MOUNT HOOD—Rescue workers were called to extinguish a fire resulting from a mysterious explosion yesterday morning at the base of Mount Hood. Upon arriving, they discovered the flaming wreckage of an extraterrestrial craft roughly the size of a large house. More shocking was discovery, roughly half a kilometer away, of a disoriented John McCain, naked and covered in a bluish translucent goo.
Sgt. Richard Pomeday of the National Forestry Service revealed some of the details at a hastily assembled press conference this morning. “We would like to confirm media speculation that Senator McCain was found near the remnants of the spacecraft, stark naked and very confused. After attempting to fight off some of our firefighters with a pointed stick, he was subdued, tranquilized, and taken to a makeshift hospital on the outskirts of the crash site. Upon further inspection of the craft, we found a broken holding tank with the same blue goo in which the Senator was covered. Over the tank there was a placard that simply said ‘McCain: Earth Senator’. We believe they had kidnapped him and were holding him hostage. We have found no evidence of alien bodies or other kidnapped dignitaries.”

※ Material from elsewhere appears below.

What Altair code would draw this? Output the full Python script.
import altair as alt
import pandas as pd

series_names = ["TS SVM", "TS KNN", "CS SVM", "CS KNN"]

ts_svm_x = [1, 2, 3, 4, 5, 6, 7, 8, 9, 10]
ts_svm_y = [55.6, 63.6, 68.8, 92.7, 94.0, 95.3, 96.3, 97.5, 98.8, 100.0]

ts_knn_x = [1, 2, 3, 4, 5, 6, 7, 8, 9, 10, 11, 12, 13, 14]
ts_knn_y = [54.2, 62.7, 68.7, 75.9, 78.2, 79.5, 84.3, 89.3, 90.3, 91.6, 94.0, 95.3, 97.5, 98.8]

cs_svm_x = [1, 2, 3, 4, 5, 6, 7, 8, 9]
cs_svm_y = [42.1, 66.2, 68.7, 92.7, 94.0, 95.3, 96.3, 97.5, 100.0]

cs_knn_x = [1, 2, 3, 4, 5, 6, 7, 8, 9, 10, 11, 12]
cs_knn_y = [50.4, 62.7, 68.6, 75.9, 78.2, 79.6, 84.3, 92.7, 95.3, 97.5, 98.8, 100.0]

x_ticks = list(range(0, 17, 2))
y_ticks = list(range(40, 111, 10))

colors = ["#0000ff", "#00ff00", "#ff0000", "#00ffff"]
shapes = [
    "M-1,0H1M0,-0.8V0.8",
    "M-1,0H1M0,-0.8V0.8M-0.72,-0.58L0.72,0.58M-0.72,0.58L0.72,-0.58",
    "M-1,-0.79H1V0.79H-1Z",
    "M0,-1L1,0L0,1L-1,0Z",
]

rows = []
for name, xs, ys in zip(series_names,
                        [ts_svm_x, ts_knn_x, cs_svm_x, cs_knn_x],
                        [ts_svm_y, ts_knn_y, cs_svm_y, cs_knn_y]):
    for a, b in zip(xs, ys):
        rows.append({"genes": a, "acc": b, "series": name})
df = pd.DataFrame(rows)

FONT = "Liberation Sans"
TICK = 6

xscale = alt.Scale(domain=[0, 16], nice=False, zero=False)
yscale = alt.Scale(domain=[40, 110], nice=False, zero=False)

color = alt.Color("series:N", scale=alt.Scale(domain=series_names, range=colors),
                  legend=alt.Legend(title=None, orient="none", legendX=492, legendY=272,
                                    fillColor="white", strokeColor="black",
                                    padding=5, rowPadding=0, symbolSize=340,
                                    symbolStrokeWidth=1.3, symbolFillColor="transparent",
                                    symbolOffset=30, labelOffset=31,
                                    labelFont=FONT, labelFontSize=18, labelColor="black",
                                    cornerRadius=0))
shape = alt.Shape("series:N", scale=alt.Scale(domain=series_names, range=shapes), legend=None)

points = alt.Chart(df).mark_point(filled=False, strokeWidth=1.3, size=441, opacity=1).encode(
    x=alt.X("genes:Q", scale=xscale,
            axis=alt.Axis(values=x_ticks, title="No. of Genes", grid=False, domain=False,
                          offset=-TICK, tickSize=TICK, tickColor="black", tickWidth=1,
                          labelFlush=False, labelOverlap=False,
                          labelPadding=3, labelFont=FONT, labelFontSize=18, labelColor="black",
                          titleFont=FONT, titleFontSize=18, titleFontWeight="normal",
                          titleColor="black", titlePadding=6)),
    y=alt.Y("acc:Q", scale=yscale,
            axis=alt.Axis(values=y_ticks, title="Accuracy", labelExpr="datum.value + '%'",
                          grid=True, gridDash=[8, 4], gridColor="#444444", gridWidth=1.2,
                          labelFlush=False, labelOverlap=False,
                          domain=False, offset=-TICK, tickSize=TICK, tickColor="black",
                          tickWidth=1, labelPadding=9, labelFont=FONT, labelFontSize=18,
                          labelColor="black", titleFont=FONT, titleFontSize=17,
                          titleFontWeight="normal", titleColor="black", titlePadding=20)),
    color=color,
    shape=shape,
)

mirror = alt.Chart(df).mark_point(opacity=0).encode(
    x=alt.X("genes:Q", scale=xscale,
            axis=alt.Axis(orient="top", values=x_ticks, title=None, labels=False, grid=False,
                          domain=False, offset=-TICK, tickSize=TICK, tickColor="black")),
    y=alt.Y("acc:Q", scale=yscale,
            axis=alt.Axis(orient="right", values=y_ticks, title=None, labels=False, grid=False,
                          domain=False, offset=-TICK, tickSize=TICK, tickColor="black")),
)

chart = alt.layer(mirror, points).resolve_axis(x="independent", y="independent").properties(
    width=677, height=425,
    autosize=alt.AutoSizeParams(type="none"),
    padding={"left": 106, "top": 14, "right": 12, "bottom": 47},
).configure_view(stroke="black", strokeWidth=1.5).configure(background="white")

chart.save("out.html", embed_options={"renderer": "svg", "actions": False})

Pomeday continued,”When the Senator awoke an hour later in the medical tent he seemed to be in better spirits. We administered some basic neural reasoning and spatial tests as well as concussion tests, all of which he passed. However, Senator McCain does seem to be operating under the assumption that it is currently early 2007. We can only conclude that the aliens kidnapped him back then and the current McCain is an impostor of some sort. We have yet to inform him of the true date or the results of last week’s election and would advise you all to take similar steps to ensure your own safety.”
For all the immediate shockwaves this sent through the worlds of politics, science, kidnapping, and alien conspiracies, the first priority for the police was tracking down and capturing the rogue impostor McCain. When the authorities descended on the impostor's last known location, his estate in Sedona, they found only the scene of a hasty escape: scattered clothing and canned goods, a trashcan with documents and a computer burning inside it, the maid staff bound and gagged in the guest mansion, and a 2003 KIA hatchback missing from the garage.
“I think the real question here is, why McCain?” asked lead FBI investigator Detective Johan Duckbutter. “If the aliens wanted to covertly control the Presidency why pick McCain? This wasn’t the Republicans year. How could they not know that? Furthermore, how come they ran such a shitty campaign? Do the aliens not understand our system of politics? Do they not possess the capacity for soul-crushing avarice and repeated ethical lapses required to contend for the American human Presidency? Or do they just hate the shit out of John McCain for some unexplainable reason? Was this an elaborate multidimensional space conspiracy to screw over John McCain for shits and giggles? This is totally going to fuck with me next time I’m high.”
Late in the day the FBI had received word that fake McCain had crashed his KIA and four other cars into the back of a Red Roof Inn outside of Flagstaff. When teams surrounded the area and sealed off the Inn, once voted by Flagstaff residents as the 1999 “Cheapest Place to Screw a Mistress”, they heard a gunshot and swarmed into the impostor’s room. Inside they found the body of McCain, a gunshot wound to the head exposing circuitry, gears, and spilling motor oil all over the discount hotel room’s carpet. Later Det. Duckbutter would observe "Shit, it was a perfect copy...down to the reckless driving and multiple crashes. I wonder if the ones that crashed the ship were McCain-bots too?" He then remarked in between hits, “Fucking cyborgs man! I should have seen it coming.”
Late last night, with the OK of the medical and psych evaluation teams, Senator McCain was told of the last year and a half of history he missed, the events of the day, and shown edited video highlights of the Presidential campaign. From our vantage point in the media tent we were able to hear exasperated screams of “NOOOOOOOOOOOOOOOOOOOOOOOOOOO!”, “A BLACK GUY?”, and “WHO THE FUCK IS SARAH PALIN?” before we were informed by the Forestry Service that the Senator had again been sedated.
“The Senator was rather... upset,” revealed Dr. Anton Ond, one of the doctors on McCain’s medical team. “He took the confirmation of the existence of extra terrestrial life, alien abduction, kidnapping conspiracy, and robot clone stuff in stride. But he just couldn’t fathom how people could believe that he’d so drastically abandon every principle he ever had in the space of a few months and run such a hateful, ham-handed, inept campaign.”
“I believe he said ‘How could people look at the campaign that bot ran and assume anything other than kidnap and alien replacement? At the very least its actions should have raised some concern over the possibility of a brain aneurysm. Look at how often it said ‘my friends’! That’s a glitch people should have picked up on!"
Over the next few months, doctors plan to slowly reintroduce McCain to society. Ond, in particular, is looking to Democratic control of both Congress and the White House as a means of providing Senator McCain an arena in which to act out his fiery rage over having his last shot at the Presidency ruined by aliens.